Hemos vivido durante siglos con el sentido medieval de la confesión; es decir, me refiero al susurro íntimo, confidencial al sacerdote (en lugar de la confesión arrancada mediante tortura). Ahora podemos disfrutar de confesiones públicas que rayan en la auto-publicidad. Desde los blogs y los mensajes en los medios sociales, hasta los vídeos que despliegan un exhibicionismo antaño mal visto en la mayoría de las culturas. La discreción –el yo secreto– se ve ahora como algo antisocial. «¿Cómo, no quieres decirme tu edad, o con quien saliste ayer por la noche?» Ahora, es más probable que las chicas en edad escolar sean acosadas on-line que en el colegio. Y no son sólo los chavales quienes sufren el acoso on-line, o los «trolls» como se les llama actualmente. Desde los famosos hasta la gente cotidiana, todos somos susceptibles del abuso sexual y el tratamiento inhumano cibernéticos que estos tiempos modernos hacen disponible. Al mismo tiempo, deberíamos reconocer que la plataforma on-line –Internet, la red informática mundial– no nos roba nuestra humanidad, la refleja. Este medio no penetra tanto en nuestro interior como muestra lo que está dentro de nosotros.
En pocas palabras, si deseamos ver un futuro mejor necesitamos cambiar lo que está en nuestro interior. Nuestras mentes –nuestro pensamiento y consciencia– deben cambiar, de otro modo las cosas permanecerán igual. Los patrones modernos de pensamiento nos han proporcionado guerra y genocidio a escala global: el Holocausto y la tortura sistemática y el asesinato «racional», desde los campos de concentración hasta la tiránica «limpieza étnica». Nuestras tecnologías se están utilizando actualmente para la clasificación social, la vigilancia, el condicionamiento cultural, y una amplia gama de prácticas que promueven una esclavitud voluntaria. El lugar real de la libertad solo puede estar en nuestro interior –nuestro ser interno– y es hacia ahí donde debemos volvernos. Como ahora resulta evidente, nuestro mundo exterior está en medio de una serie de crisis profundas. Por decirlo de otra manera, como especie colectiva nos acercamos a una experiencia cercana a la muerte. Y aún así, sabiendo todo esto, yo me mantengo positivo acerca de nuestro futuro humano.
Si lo que hay es un porvenir igual al que tenemos ahora, o peor, en tal caso no es un futuro, es una desagradable continuación duradera de los viejos modos disfuncionales.
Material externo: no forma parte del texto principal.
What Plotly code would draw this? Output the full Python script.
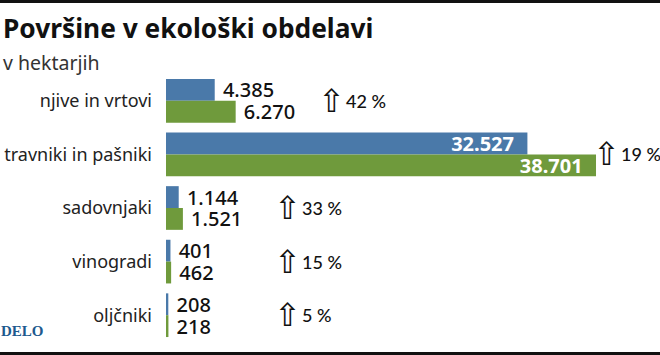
import plotly.graph_objects as go

# ---- data ----
categories = ["njive in vrtovi", "travniki in pašniki", "sadovnjaki", "vinogradi", "oljčniki"]
values_prev = [4385, 32527, 1144, 401, 208]
values_last = [6270, 38701, 1521, 462, 218]
growth_pct = [42, 19, 33, 15, 5]

title = "Površine v ekološki obdelavi"
subtitle = "v hektarjih"
source = "DELO"

# ---- layout constants (pixels) ----
W, H = 660, 355
ML, MR, MT, MB = 166, 14, 74, 13
PW, PH = W - ML - MR, H - MT - MB
arrow_x_px = [316, 591, 272, 272, 272]

BLUE = "#4a79a9"
GREEN = "#6f9a3c"
FONT = "Noto Sans"
NARROW = "Lato"


def px_x(p):
    return (p - ML) / PW


def px_y(p):
    return (H - MB - p) / PH


def fmt(v):
    return f"{v:,}".replace(",", ".")


def is_big(v):
    return v > 20000


fig = go.Figure()
for vals, col in [(values_prev, BLUE), (values_last, GREEN)]:
    fig.add_trace(go.Bar(
        y=categories, x=vals, orientation="h",
        marker=dict(color=col, line=dict(width=0)),
        text=[(f"<b>{fmt(v)}</b>  " if is_big(v) else " " + fmt(v)) for v in vals],
        textposition=["inside" if is_big(v) else "outside" for v in vals],
        insidetextanchor="end",
        constraintext="none",
        cliponaxis=False,
        outsidetextfont=dict(family=FONT, size=20, color="#111", weight=500),
        insidetextfont=dict(family=FONT, size=20, color="white"),
        hoverinfo="skip",
        showlegend=False,
    ))

annotations = []
for cat, pct, ax in zip(categories, growth_pct, arrow_x_px):
    annotations.append(dict(
        xref="paper", yref="y", x=px_x(ax), y=cat, xanchor="left", yanchor="middle",
        text="⇧", showarrow=False,
        font=dict(family="DejaVu Sans", size=32, color="#111"), yshift=0,
    ))
    annotations.append(dict(
        xref="paper", yref="y", x=px_x(ax + 28), y=cat, xanchor="left", yanchor="middle",
        text=f"{pct} %", showarrow=False,
        font=dict(family=NARROW, size=18, color="#111", weight=500),
    ))

annotations += [
    dict(xref="paper", yref="paper", x=px_x(1), y=px_y(28), xanchor="left", yanchor="middle",
         text=f"<b>{title}</b>", showarrow=False,
         font=dict(family=FONT, size=26.3, color="#111")),
    dict(xref="paper", yref="paper", x=px_x(1), y=px_y(63), xanchor="left", yanchor="middle",
         text=subtitle, showarrow=False,
         font=dict(family=FONT, size=19.5, color="#333")),
    dict(xref="paper", yref="paper", x=px_x(-1), y=px_y(331), xanchor="left", yanchor="middle",
         text=f"<b>{source}</b>", showarrow=False,
         font=dict(family="Liberation Serif", size=15, color="#1d5a8e")),
]

shapes = [
    dict(type="rect", xref="paper", yref="paper", x0=px_x(0), x1=px_x(W), y0=px_y(3), y1=px_y(0),
         fillcolor="#111", line=dict(width=0), layer="above"),
    dict(type="rect", xref="paper", yref="paper", x0=px_x(0), x1=px_x(W), y0=px_y(H), y1=px_y(352),
         fillcolor="#111", line=dict(width=0), layer="above"),
]

fig.update_layout(
    width=W, height=H,
    margin=dict(l=ML, r=MR, t=MT, b=MB, pad=0, autoexpand=False),
    paper_bgcolor="white", plot_bgcolor="white",
    barmode="group", bargap=0.185, bargroupgap=0,
    annotations=annotations, shapes=shapes,
    xaxis=dict(range=[0, 43200], showgrid=False, zeroline=False, showticklabels=False,
               showline=False, fixedrange=True, automargin=False),
    yaxis=dict(autorange="reversed", showgrid=False, zeroline=False, showline=False,
               ticks="", ticklabelstandoff=13, automargin=False,
               tickfont=dict(family=FONT, size=18, color="#222"), fixedrange=True),
    font=dict(family=FONT),
)

fig.write_html("out.html", config={"displayModeBar": False})
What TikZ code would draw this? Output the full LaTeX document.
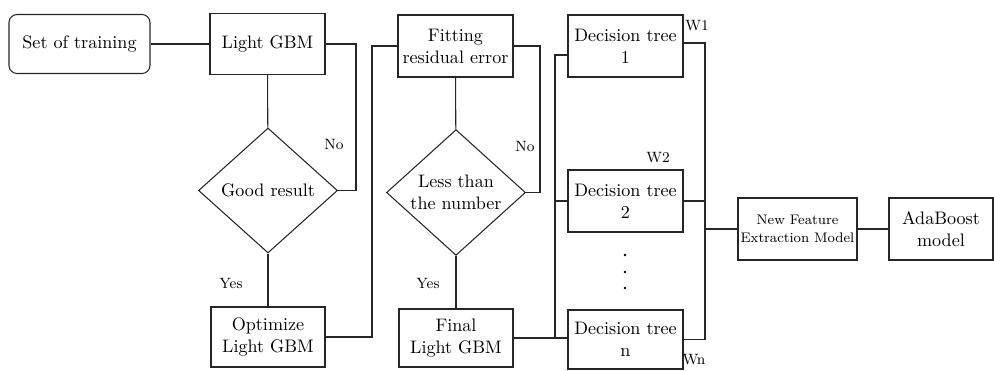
\documentclass[tikz,border=0pt]{standalone}
\usepackage{tikz}
\usetikzlibrary{shapes.geometric}
\tikzset{
box/.style={draw,align=center,inner sep=1pt,minimum width=2.3cm,minimum height=1.22cm,font=\fontsize{10.3}{12.5}\selectfont},
decide/.style={diamond,draw,align=center,inner sep=0pt,minimum width=2.78cm,minimum height=2.5cm,font=\fontsize{10.3}{12.5}\selectfont},
lbl/.style={font=\fontsize{8.5}{10}\selectfont,inner sep=0pt}
}
\begin{document}
\begin{tikzpicture}[x=0.02cm,y=-0.02cm,line width=0.6pt,draw=black!85]
\useasboundingbox (0,0) rectangle (994,370);
\node[box,rounded corners=0.16cm,minimum width=2.82cm,minimum height=1.18cm] (set) at (79.5,44) {Set of training};
\node[box] (lgbm) at (267.5,44) {Light GBM};
\node[decide] (good) at (268,190.5) {Good result};
\node[box,minimum width=2.28cm,minimum height=1.2cm] (opt) at (268,337) {Optimize\\Light GBM};
\node[box,minimum height=1.24cm] (fit) at (455.5,46) {Fitting\\residual error};
\node[decide] (less) at (456,192.5) {Less than\\the number};
\node[box,minimum width=2.28cm,minimum height=1.16cm] (fin) at (456,338) {Final\\Light GBM};
\node[box,minimum height=1.24cm] (dt1) at (625.5,46) {Decision tree\\1};
\node[box,minimum height=1.24cm] (dt2) at (625.5,201) {Decision tree\\2};
\node[box,minimum height=1.18cm] (dtn) at (625.5,339.5) {Decision tree\\n};
\node[box,minimum width=2.38cm,minimum height=1.24cm,font=\fontsize{7.9}{10.5}\selectfont] (nfe) at (797.5,229) {New Feature\\Extraction Model};
\node[box,minimum width=2.08cm,minimum height=1.24cm] (ada) at (941,229) {AdaBoost\\model};
\coordinate (bus1) at (356,0);
\coordinate (bus2) at (372,0);
\coordinate (bus3) at (540,0);
\coordinate (tb) at (555,55);
\coordinate (wb) at (705,43);
\coordinate (out) at (705,229);
\draw (set) -- (lgbm);
\draw (lgbm) -- (good);
\draw (good) -- (opt);
\draw (lgbm.east) -- (bus1 |- lgbm.east) |- (good.east);
\draw (opt.east) -| (bus2 |- fit.west) -- (fit.west);
\draw (fit) -- (less);
\draw (less) -- (fin);
\draw (fit.east) -- (bus3 |- fit.east) |- (less.east);
\draw (fin.east) -- (fin.east -| dtn.west);
\draw (tb -| dt1.west) -- (tb) -- (tb |- fin.east);
\draw (tb |- dt2.west) -- (dt2.west);
\draw (wb -| dt1.east) -- (wb) -- (wb |- dtn.east) -- (dtn.east);
\draw (wb |- dt2.east) -- (dt2.east);
\draw (out) -- (nfe);
\draw (nfe) -- (ada);
\foreach \y in {255,272,288}{
\fill (625,\y) circle (1.3);
}
\node[lbl] (no1) at (334,144) {No};
\node[lbl] (no2) at (525,146) {No};
\node[lbl] (yes1) at (231,283) {Yes};
\node[lbl] (yes2) at (428,283) {Yes};
\node[lbl] (w1) at (697,26) {W1};
\node[lbl] (w2) at (658,158) {W2};
\node[lbl] (wn) at (694,360) {Wn};
\end{tikzpicture}
\end{document}
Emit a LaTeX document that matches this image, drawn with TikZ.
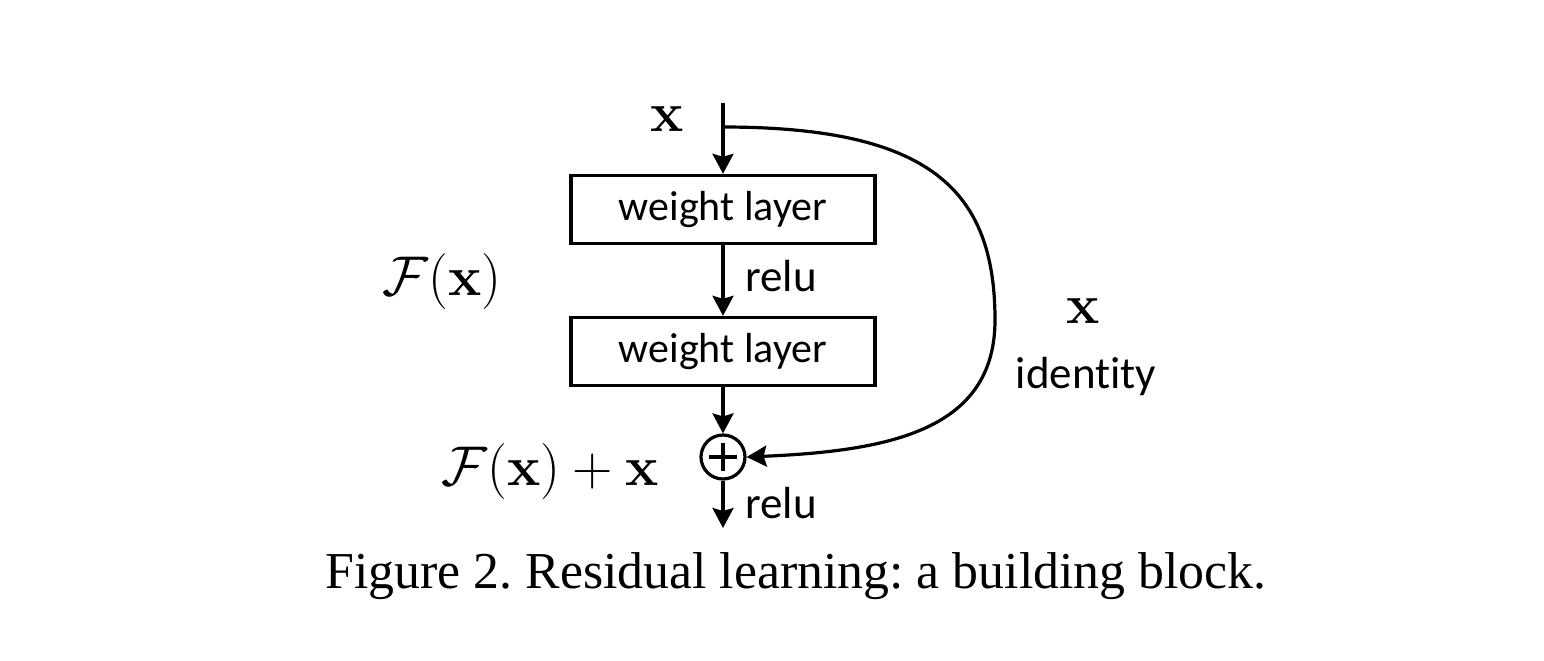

Y sin embargo toda la historia humana ha consistido en cambio y transición. En todas las épocas ha habido momentos de malestar y perturbación, por supuesto en algunas más que en otras. La nuestra también es un periodo de fluctuación, flujo y flexibilidad. También es tiempo de hacer elecciones cruciales como individuos, familias, comunidades y sociedades: en resumen, como seres humanos. Es una etapa importante de gestión de nuestros estados psicológicos, emocionales y físicos. Podemos sentirnos inseguros acerca del futuro, pero disponemos de tecnologías para transformar radicalmente nuestra era en algo sin precedentes. Tenemos tanto tecnologías externas como eso que yo llamo «tecnologías del alma». Lo que somos, se lo transmitimos a los demás. Si exhibimos impulsos y conductas básicamente «animales», entonces es eso lo que compartimos con los otros y con el mundo que nos rodea. Es hora de ser tanto sensatos como espiritualmente íntegros.
Recordemos que cualquier sociedad y civilización que no reconoce al humano como un ser espiritual se quedará corta en sus logros. Nuestro objetivo es no quedarnos cortos, por lo menos a largo plazo. Pero el reconocimiento del humano como un ser espiritual no procederá del mundo, ni desde luego en modo alguno de nuestras instituciones socioculturales y políticas. Inicialmente sólo provendrá del individuo. Y es desde aquí desde donde se debe nutrir el cambio genuino.
El yo en la vida moderna consiste en reconocer esta elección y actuar en consecuencia. No será fácil, debido a todos los obstáculos socio-políticos y tecnológicos arriba mencionados. Y, aún así, debe ser una fuerza de compromiso interior inquebrantable y de auténtica confianza en uno mismo. Debemos escoger lo que queremos ser, interiormente. Debemos elegir nuestra libertad desde dentro.
[1] En el original «rules the waves» que hace referencia a la frase «Rule Britannia, Britannia rule the waves» (Britania, gobierna, extiende tu imperio sobre las olas).
[2] «Voice in the night», Idries Shah en Wisdom of the Idiots.